McCarthy’s colleagues at Harvard applaud the work of the IPCC for greatly increasing understanding among policymakers and the public about the scientific underpinnings of global warming.

But as alarming as one might think the IPCC’s findings are, they very well may be understating the danger, according to Daniel Schrag, professor of geochemistry and director of the Laboratory for Geochemical Oceanography.

Schrag said the IPCC is by nature a conservative organization. The breadth that gives its findings weight – 3,000 scientists, reviewers, and government officials were involved in drafting the reports – means that consensus had to be reached across broad points of view, including those from countries whose economies are based on oil production.

“This is inevitably a conservative view,” Schrag said. “This isn’t something coming from Greenpeace.”

Schrag points out that the IPCC’s projections are just that – projections. Humankind is conducting a gigantic experiment to see what happens when you rapidly increase carbon dioxide to levels not seen for 40 million years. And no one knows the outcome, he said.

“This is an experiment that hasn’t been done on the Earth for a very long time,” Schrag said.

John Holdren, Heinz Professor of Environmental Policy at the John F. Kennedy School of Government, credited the IPCC with largely ending the debate over whether human-induced climate change is happening.

Holdren said he believes that global warming – which he prefers to term “global climate disruption” – will come to be known as an even more difficult problem than people today expect.

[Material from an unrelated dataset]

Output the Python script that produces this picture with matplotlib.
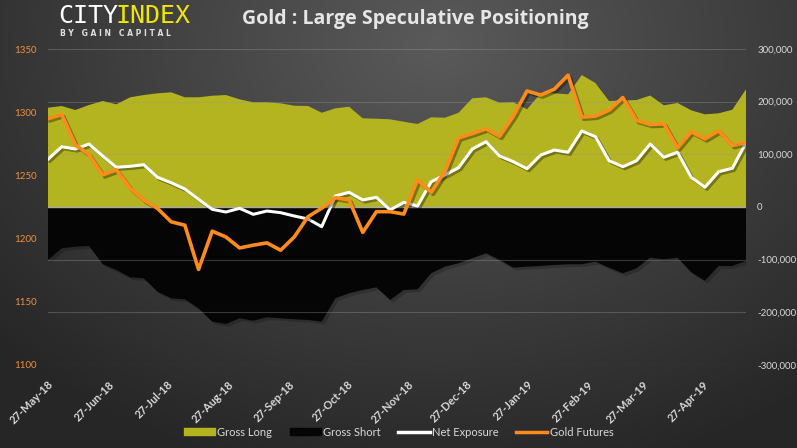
import numpy as np
import matplotlib
matplotlib.use("Agg")
import matplotlib.pyplot as plt
import matplotlib.dates as mdates
import matplotlib.patheffects as pe
from matplotlib.patches import Patch
from matplotlib.lines import Line2D
from matplotlib.ticker import FuncFormatter

# weekly CFTC data, large speculators in gold futures
dates = np.arange(np.datetime64("2018-05-27"), np.datetime64("2019-05-20"), np.timedelta64(7, "D"))

gross_long = [188500, 191800, 184200, 193700, 201300, 195000, 208300, 212600, 215900, 217800,
              208300, 208300, 211300, 212600, 204500, 198800, 198800, 196900, 192300, 191800,
              179000, 187400, 190400, 168400, 167600, 166500, 161900, 157600, 170300, 169500,
              179000, 206400, 208300, 198000, 199000, 185500, 215900, 215900, 214000, 250600,
              235400, 201300, 202200, 203100, 211700, 193100, 197500, 183600, 176000, 177900,
              184700, 223500]
gross_short = [-100600, -78400, -75400, -74000, -108800, -119600, -133500, -135400, -160800, -173300,
               -175200, -192300, -217800, -222100, -211300, -215900, -209400, -211300, -213200, -214500,
               -217800, -173300, -163800, -157600, -152500, -176600, -157600, -156300, -125900, -113300,
               -106900, -97400, -87900, -100600, -115200, -113300, -112000, -110100, -108800, -108800,
               -103900, -115200, -125900, -116400, -96300, -99300, -96300, -124000, -139900, -112000,
               -112000, -102500]
net_exposure = [90600, 114500, 110100, 119600, 96800, 75400, 77300, 80300, 56400, 46100,
                34200, 14600, -4400, -9500, -2500, -13900, -7600, -10800, -17100, -22800,
                -37400, 20900, 27900, 13300, 18400, -5700, 8900, 1900, 48000, 60800,
                74600, 110100, 124000, 96800, 86000, 72700, 98700, 108200, 103900, 144300,
                133500, 87900, 76500, 87900, 119600, 94400, 103900, 56400, 37400, 67000,
                73500, 122100]
gold_futures = [1294.8, 1298.2, 1274.3, 1266.4, 1250.4, 1254.4, 1239.9, 1230.5, 1223.9, 1213.3,
                1210.6, 1175.6, 1205.9, 1201.3, 1192.6, 1194.8, 1196.6, 1190.8, 1201.4, 1217.3,
                1224.0, 1232.4, 1230.6, 1204.9, 1221.3, 1221.3, 1219.4, 1246.5, 1236.7, 1253.1,
                1279.7, 1283.1, 1286.9, 1281.0, 1296.9, 1316.8, 1313.6, 1318.2, 1329.3, 1296.1,
                1296.9, 1301.7, 1311.6, 1293.5, 1290.3, 1290.8, 1271.7, 1284.5, 1278.9, 1285.3,
                1273.6, 1276.2]

long_col = "#b4b420"
short_col = "#050505"
orange = "#ff8c1a"
tick_orange = "#f0903a"
light = "#d9d9d9"

fig = plt.figure(figsize=(7.97, 4.48), dpi=100)

# dark radial background
bg = fig.add_axes([0, 0, 1, 1], zorder=-10)
bg.axis("off")
gx, gy = np.meshgrid(np.linspace(0, 1, 400), np.linspace(0, 1, 225))
d = np.sqrt(((gx - 0.55) / 0.75) ** 2 + ((gy - 0.1) / 1.0) ** 2)
shade = 0x5a / 255 + (0x26 / 255 - 0x5a / 255) * np.clip(d, 0, 1)
bg.imshow(np.dstack([shade] * 3), aspect="auto", extent=[0, 1, 0, 1], origin="upper")

ax = fig.add_axes([0.0602, 0.1853, 0.8758, 0.7053])
ax.set_facecolor("none")
axp = ax.twinx()
axp.set_facecolor("none")

shadow = [pe.SimplePatchShadow(offset=(2, -2), shadow_rgbFace="black", alpha=0.2), pe.Normal()]
ax.fill_between(dates, 0, gross_long, color=long_col, lw=0, zorder=1, path_effects=shadow)
ax.fill_between(dates, 0, gross_short, color=short_col, lw=0, zorder=1, path_effects=shadow)

for v in [-300000, -200000, -100000, 100000, 200000, 300000]:
    ax.axhline(v, color="#9a9a9a", alpha=0.35, lw=0.8, zorder=1.5)
ax.axhline(0, color="#a8a8a8", lw=1.0, zorder=1.6)

lshadow = [pe.SimpleLineShadow(offset=(1.5, -1.5), shadow_color="black", alpha=0.35), pe.Normal()]
ax.plot(dates, net_exposure, color="white", lw=2.2, zorder=3, path_effects=lshadow)
axp.plot(dates, gold_futures, color=orange, lw=2.6, zorder=3, path_effects=lshadow)

ax.set_xlim(dates[0], dates[-1])
ax.set_ylim(-300000, 300000)
axp.set_ylim(1100, 1350)
ax.set_yticks(np.arange(-300000, 300001, 100000))
axp.set_yticks(np.arange(1100, 1351, 50))
ax.yaxis.tick_right()
axp.yaxis.tick_left()
ax.yaxis.set_major_formatter(FuncFormatter(lambda v, _: f"{v:,.0f}"))

ax.xaxis.set_major_locator(mdates.MonthLocator(bymonthday=27))
ax.xaxis.set_major_formatter(mdates.DateFormatter("%d-%b-%y"))

for a in (ax, axp):
    for s in a.spines.values():
        s.set_visible(False)
    a.tick_params(length=0)

ax.tick_params(axis="y", colors=light, labelsize=7, pad=8)
axp.tick_params(axis="y", colors=tick_orange, labelsize=7, pad=8)
ax.tick_params(axis="x", colors=light, labelsize=8, pad=10)
for lab in ax.get_xticklabels():
    lab.set_rotation(45)
    lab.set_ha("right")
    lab.set_va("top")
    lab.set_rotation_mode("anchor")
    lab.set_fontweight("bold")
for lab in ax.get_yticklabels() + axp.get_yticklabels() + ax.get_xticklabels():
    lab.set_family("Lato")

# title and logo
fig.text(0.521, 0.958, "Gold : Large Speculative Positioning", color="#e6e6e6",
         fontsize=14, fontweight="bold", family="Open Sans", ha="center", va="center")
fig.text(58 / 797, 1 - 16 / 448, "CITY", color="white", fontsize=18, family="DejaVu Sans Mono",
         ha="left", va="center")
fig.text(115 / 797, 1 - 16 / 448, "INDEX", color="#f2e600", fontsize=18, family="DejaVu Sans Mono",
         ha="left", va="center")
fig.text(60 / 797, 1 - 34 / 448, "B Y   G A I N   C A P I T A L", color="#e0e0e0", fontsize=5.5,
         fontweight="bold", family="DejaVu Sans", ha="left", va="center")

handles = [Patch(color=long_col), Patch(color=short_col),
           Line2D([], [], color="white", lw=2.5), Line2D([], [], color=orange, lw=2.5)]
labels = ["Gross Long", "Gross Short", "Net Exposure", "Gold Futures"]
leg = fig.legend(handles, labels, loc="center", bbox_to_anchor=(0.5, 1 - 432 / 448), ncol=4,
                 frameon=False, handlelength=2.8, handleheight=0.6,
                 handletextpad=0.2, columnspacing=1.6, prop={"family": "Lato", "size": 8})
for t in leg.get_texts():
    t.set_color(light)

fig.savefig("out.png", dpi=100)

“I believe that global climate disruption will come to be understood over the next few decades as the most dangerous and most intractable environmental problem faced by civilization,” Holdren said. “Up until now, it has been undersold more than oversold. Most people, even most scientists, do not understand the degree of dependence of human well-being on environmental conditions and processes that depend, in turn, on the climate.”